DDPG

Deep Deterministic Policy Gradient (DDPG) is an off-policy Actor-Critic algorithm for continuous action space. Since computing the maximum over actions in the target is a challenge in continuous action space, DDPG deals with this using a policy network to compute an action. This implementation provides DDPG and supports the following extensions:

  • Experience replay: ✔️

  • Target network: ✔️

  • Gradient clipping: ✔️

  • Reward clipping: ❌

  • Prioritized Experience Replay (PER): ✔️

  • Ornstein–Uhlenbeck noise: ✔️

Warning

In the DDPG paper, the authors use time-correlated Ornstein-Uhlenbeck Process to add noise to the action output. However, as shown in the later works, the Ornstein-Uhlenbeck Process is an overcomplication that does not have a noticeable effect on performance when compared to uncorrelated Gaussian noise.

Code Snippet

import torch
from elegantrl.run import train_and_evaluate
from elegantrl.config import Arguments
from elegantrl.train.config import build_env
from elegantrl.agents.AgentDDPG import AgentDDPG

# train and save
args = Arguments(env=build_env('Pendulum-v0'), agent=AgentDDPG())
args.cwd = 'demo_Pendulum_DDPG'
args.env.target_return = -200
args.reward_scale = 2 ** -2
train_and_evaluate(args)

# test
agent = AgentDDPG()
agent.init(args.net_dim, args.state_dim, args.action_dim)
agent.save_or_load_agent(cwd=args.cwd, if_save=False)

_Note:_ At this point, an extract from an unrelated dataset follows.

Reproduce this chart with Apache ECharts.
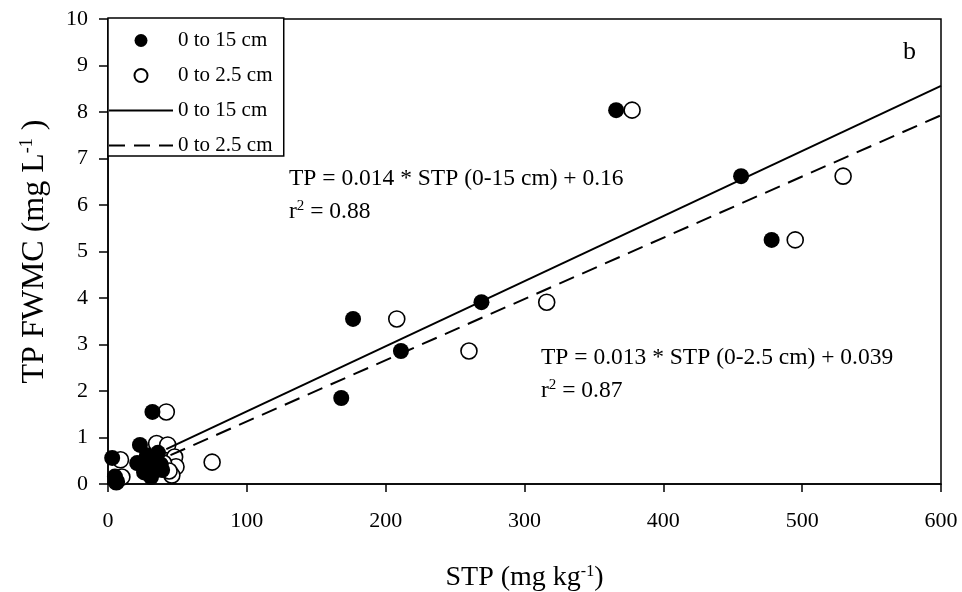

env = build_env('Pendulum-v0')
state = env.reset()
episode_reward = 0
for i in range(2 ** 10):
    action = agent.select_action(state)
    next_state, reward, done, _ = env.step(action)

    episode_reward += reward
    if done:
        print(f'Step {i:>6}, Episode return {episode_reward:8.3f}')
        break
    else:
        state = next_state
    env.render()

Parameters

class elegantrl.agents.AgentDDPG.AgentDDPG(net_dims: [<class 'int'>], state_dim: int, action_dim: int, gpu_id: int = 0, args: ~elegantrl.train.config.Config = <elegantrl.train.config.Config object>)[source]

DDPG(Deep Deterministic Policy Gradient) “Continuous control with deep reinforcement learning”. T. Lillicrap et al.. 2015.”

net_dims: the middle layer dimension of MLP (MultiLayer Perceptron) state_dim: the dimension of state (the number of state vector) action_dim: the dimension of action (or the number of discrete action) gpu_id: the gpu_id of the training device. Use CPU when cuda is not available. args: the arguments for agent training. args = Config()

Networks

class elegantrl.agents.net.Actor(*args: Any, **kwargs: Any)[source]
class elegantrl.agents.net.Critic(*args: Any, **kwargs: Any)[source]